What you are asked to do:
Search the data for the word "using" and copy every line where it occurs.

◇ ◇ ◇ ◇ ◇ ◇ ◇

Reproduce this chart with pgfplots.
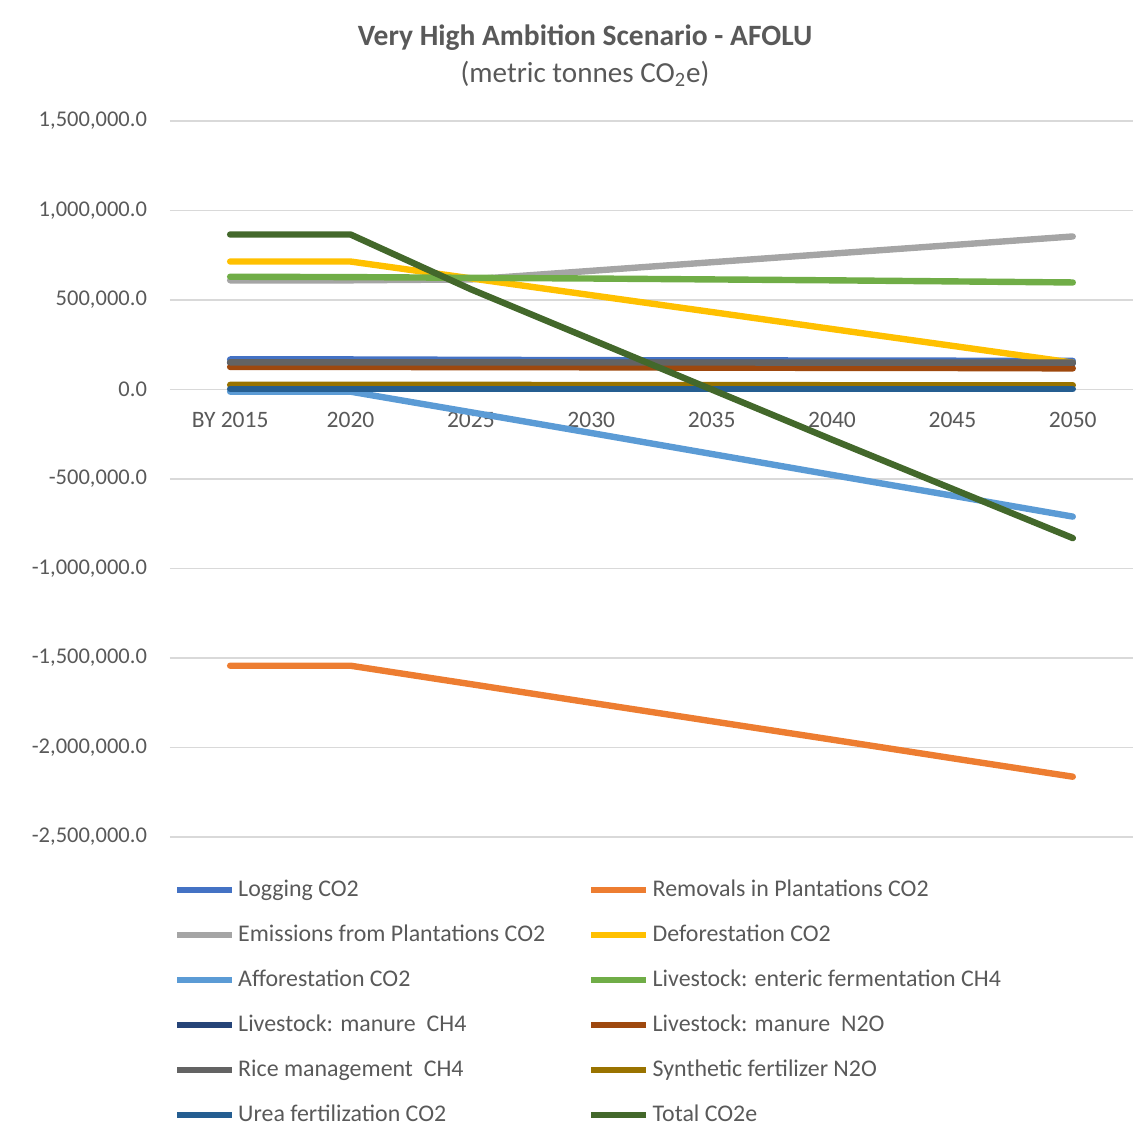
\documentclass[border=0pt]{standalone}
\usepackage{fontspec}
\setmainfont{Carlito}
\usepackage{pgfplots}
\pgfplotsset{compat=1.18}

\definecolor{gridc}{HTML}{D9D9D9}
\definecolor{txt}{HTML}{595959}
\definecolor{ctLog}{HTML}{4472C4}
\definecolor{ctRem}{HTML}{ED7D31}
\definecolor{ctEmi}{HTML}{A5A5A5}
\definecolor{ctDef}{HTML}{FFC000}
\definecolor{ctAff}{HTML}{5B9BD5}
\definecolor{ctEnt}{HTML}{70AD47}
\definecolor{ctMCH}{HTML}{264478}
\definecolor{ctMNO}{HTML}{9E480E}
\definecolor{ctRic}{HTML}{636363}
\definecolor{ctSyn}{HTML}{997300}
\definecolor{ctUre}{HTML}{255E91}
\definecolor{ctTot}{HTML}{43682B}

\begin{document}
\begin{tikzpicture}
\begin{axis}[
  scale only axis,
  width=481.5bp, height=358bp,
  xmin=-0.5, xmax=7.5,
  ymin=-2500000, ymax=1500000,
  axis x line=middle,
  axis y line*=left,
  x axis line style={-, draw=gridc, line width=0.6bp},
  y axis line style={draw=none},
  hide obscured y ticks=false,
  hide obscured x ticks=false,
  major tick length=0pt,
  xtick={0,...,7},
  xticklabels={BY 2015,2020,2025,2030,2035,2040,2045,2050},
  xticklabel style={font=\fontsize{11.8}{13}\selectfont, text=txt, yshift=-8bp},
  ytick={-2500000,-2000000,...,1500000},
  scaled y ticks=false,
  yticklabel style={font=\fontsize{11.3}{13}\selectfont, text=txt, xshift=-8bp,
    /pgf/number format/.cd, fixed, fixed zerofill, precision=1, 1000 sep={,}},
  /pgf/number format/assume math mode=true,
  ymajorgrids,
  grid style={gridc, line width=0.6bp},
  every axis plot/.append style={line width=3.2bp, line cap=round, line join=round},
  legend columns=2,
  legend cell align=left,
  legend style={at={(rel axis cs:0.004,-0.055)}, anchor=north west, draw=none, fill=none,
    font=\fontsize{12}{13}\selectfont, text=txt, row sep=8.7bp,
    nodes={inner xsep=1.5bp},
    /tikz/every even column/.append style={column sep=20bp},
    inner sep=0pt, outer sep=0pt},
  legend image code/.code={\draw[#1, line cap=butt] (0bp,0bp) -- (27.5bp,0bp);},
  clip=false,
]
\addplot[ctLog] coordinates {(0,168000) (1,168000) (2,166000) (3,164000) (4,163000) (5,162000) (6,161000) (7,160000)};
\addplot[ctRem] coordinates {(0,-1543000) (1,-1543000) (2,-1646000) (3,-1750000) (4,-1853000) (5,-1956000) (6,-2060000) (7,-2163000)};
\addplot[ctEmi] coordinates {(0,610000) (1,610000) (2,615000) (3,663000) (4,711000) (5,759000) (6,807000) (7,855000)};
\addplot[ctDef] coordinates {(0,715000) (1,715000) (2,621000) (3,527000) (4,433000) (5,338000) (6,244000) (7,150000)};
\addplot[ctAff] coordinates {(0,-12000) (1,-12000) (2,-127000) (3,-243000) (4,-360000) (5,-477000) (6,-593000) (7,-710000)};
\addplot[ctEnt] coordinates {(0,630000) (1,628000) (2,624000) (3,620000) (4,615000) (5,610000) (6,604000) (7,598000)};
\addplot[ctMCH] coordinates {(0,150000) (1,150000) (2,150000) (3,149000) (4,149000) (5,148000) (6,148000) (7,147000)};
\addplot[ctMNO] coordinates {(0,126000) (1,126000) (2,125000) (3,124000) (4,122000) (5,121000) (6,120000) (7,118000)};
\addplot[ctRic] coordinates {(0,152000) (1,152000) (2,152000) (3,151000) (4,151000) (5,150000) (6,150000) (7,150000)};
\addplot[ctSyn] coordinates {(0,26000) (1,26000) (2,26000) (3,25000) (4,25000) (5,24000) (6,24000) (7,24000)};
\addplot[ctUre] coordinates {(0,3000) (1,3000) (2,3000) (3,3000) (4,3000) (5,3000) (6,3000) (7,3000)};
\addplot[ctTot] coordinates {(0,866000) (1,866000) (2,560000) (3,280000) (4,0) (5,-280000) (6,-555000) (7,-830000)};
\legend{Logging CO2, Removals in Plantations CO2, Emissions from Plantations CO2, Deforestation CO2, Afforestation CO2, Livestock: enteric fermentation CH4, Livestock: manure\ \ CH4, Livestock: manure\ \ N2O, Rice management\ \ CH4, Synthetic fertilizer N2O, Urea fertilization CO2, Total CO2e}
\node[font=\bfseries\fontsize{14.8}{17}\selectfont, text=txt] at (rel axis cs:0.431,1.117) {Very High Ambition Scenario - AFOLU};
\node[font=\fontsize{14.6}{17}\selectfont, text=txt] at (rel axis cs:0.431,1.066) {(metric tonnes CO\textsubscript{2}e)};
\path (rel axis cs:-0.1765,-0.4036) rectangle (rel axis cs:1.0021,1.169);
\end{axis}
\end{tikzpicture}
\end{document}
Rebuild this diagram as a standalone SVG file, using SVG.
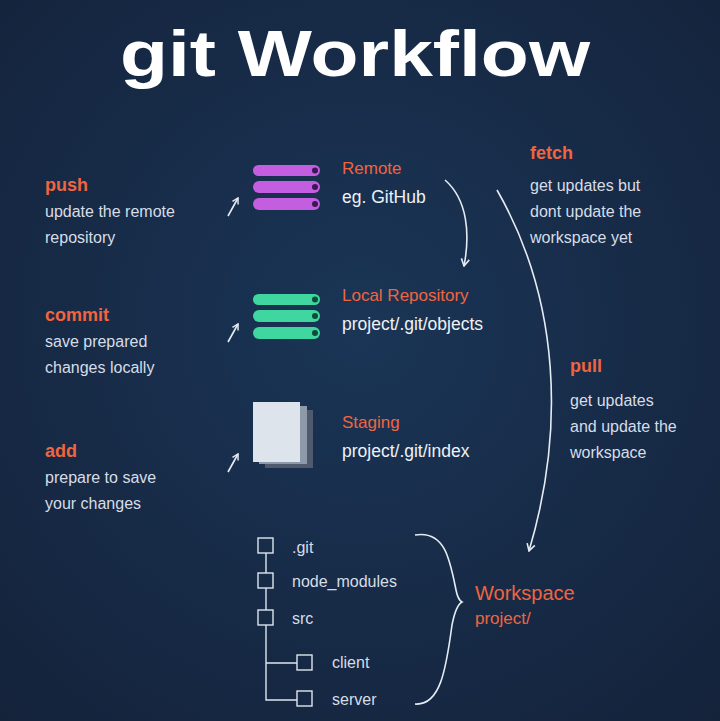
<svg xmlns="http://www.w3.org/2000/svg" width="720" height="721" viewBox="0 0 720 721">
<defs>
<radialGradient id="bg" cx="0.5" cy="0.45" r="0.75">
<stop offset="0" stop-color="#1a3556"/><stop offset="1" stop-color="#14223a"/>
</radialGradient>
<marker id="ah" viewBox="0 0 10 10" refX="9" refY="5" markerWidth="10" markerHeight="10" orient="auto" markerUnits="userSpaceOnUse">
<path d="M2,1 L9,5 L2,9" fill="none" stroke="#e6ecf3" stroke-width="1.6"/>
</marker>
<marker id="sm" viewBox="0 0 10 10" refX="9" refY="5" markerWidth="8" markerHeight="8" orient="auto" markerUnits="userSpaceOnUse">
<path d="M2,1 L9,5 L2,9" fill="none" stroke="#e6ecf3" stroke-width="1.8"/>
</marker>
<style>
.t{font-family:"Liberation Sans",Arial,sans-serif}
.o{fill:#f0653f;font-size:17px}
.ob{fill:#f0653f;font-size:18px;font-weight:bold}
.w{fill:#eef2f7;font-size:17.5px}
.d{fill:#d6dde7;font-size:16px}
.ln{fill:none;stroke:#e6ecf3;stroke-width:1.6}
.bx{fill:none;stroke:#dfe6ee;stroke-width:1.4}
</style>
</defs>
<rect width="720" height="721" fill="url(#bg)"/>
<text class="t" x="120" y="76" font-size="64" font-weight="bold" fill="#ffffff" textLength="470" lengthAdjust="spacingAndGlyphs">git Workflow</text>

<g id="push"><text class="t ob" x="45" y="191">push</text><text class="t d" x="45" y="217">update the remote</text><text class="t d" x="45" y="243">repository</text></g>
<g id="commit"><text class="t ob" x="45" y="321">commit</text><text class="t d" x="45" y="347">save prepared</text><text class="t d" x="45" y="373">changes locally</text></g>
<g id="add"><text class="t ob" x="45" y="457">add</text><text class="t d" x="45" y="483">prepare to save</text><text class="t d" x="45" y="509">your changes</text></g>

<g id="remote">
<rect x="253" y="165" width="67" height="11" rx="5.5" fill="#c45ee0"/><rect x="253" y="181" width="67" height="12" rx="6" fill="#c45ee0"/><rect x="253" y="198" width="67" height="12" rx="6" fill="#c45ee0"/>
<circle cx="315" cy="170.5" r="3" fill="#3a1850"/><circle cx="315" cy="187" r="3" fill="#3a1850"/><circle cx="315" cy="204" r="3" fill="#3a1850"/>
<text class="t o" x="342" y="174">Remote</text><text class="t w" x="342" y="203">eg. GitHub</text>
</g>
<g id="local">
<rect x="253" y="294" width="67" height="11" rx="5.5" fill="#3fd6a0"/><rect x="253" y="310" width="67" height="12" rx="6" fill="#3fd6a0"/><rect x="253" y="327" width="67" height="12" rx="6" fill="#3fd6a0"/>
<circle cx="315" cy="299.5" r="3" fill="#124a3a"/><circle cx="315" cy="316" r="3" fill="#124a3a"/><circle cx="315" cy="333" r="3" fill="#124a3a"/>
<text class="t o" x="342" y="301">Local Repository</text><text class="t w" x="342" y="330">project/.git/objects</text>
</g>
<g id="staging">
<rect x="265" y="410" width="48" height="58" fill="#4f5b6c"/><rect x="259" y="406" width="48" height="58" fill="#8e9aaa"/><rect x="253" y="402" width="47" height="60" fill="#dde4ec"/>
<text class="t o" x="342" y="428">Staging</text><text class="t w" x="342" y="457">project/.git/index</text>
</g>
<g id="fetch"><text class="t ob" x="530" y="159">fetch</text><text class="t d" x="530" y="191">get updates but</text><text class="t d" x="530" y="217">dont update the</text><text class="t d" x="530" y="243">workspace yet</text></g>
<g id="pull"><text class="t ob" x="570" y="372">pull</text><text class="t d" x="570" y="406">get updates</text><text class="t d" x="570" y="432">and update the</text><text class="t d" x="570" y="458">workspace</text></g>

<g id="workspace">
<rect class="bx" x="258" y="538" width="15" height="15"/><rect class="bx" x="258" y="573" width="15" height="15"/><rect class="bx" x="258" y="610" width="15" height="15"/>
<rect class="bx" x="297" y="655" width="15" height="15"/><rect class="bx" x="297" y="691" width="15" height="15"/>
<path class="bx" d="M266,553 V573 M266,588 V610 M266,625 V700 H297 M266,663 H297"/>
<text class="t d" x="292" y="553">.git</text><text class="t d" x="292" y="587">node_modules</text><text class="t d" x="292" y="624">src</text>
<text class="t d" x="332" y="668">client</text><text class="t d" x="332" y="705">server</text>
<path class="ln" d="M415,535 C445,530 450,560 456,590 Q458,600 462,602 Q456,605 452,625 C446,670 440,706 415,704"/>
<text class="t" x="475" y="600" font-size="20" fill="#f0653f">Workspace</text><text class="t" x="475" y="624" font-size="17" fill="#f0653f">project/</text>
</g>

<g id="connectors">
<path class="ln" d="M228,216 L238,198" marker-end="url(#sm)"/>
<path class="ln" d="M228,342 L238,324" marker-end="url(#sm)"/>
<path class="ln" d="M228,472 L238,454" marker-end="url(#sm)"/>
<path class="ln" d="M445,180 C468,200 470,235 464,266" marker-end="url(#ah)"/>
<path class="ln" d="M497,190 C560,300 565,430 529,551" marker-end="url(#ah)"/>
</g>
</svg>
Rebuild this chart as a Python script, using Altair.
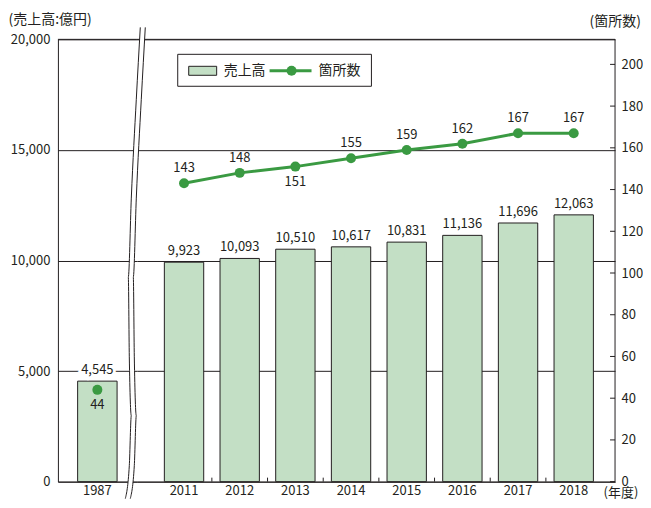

◇ ◇ ◇ ◇ ◇ ◇ ◇

The answer:
Rebuild this diagram as a standalone SVG file, using SVG.
Rebuild this chart as a Python script, using Altair.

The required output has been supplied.